Een chirurg krijgt door selectie een vertekend beeld van het morbiditeitsaanbod bij de huisarts. Een zeer globale kansberekening, waarvoor ik cijfers heb gebruikt van het Nijmeegs Universitair Huisartsinstituut, leert dat bij een patiënte tussen 200 en 30 jaar de kans 4% is dat een palpabele tumor maligne is. Voor een arts met ervaring in palperen van de borst wordt een sensitiviteit maligne/benigne aangenomen van 67%, dit geeft 1,4% kans op maligniteit. Negatieve mammografie (sensitiviteit 91%) geeft een kans van 0,13% = 1/767 op maligniteit.

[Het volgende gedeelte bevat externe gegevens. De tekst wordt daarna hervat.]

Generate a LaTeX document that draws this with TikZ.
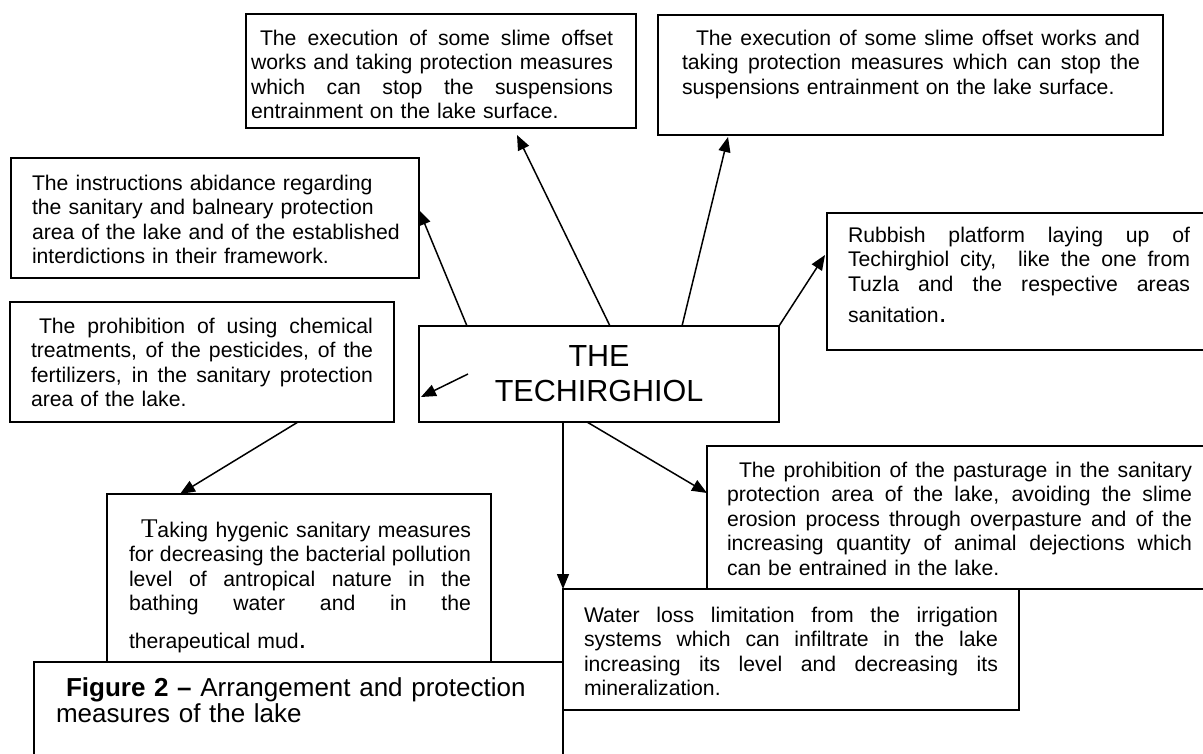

Weegt dit geval een gevonden mammatumor bij één patiënt op tegen de onnodige belasting van 766 anderen?
Een ‘doctor's delay’ is een ernstige zaak, maar misschien wordt er nog eens een klinische les gewijd aan de duizenden vrouwen die terecht(?) zijn gerustgesteld door een eenvoudig onderzoek, waardoor (psychisch) ingrijpende chirurgische behandeling overbodig werd.
(Geen onderwerp)
Tilburg, juni 1986,
Ik ben het met collega De Jongh eens als hij bedoelt dat een noodzakelijke extirpatie van mammatumoren soms nadelig voor de patiënt kan zijn. De geestelijke belasting een mammatumor te hebben, is mijns inziens vaak groter dan een poliklinisch (eventueel klinisch) te verrichten extirpatie ervan onder juiste begeleiding van de patiënt. De ingreep leidt dan nauwelijks tot paniek, maar eerder tot opluchting. Onnodig onderzoek is altijd nadelig in de kostensfeer, maar de noodzaak tot zekerheid van iets met min of meer ernstige consequenties blijkt helaas vrijwel nooit zonder onnodig onderzoek te kunnen. De gebruikte globale kansberekening ken ik niet, maar voor die ene patiënt betekent dit wel de misser van haar leven.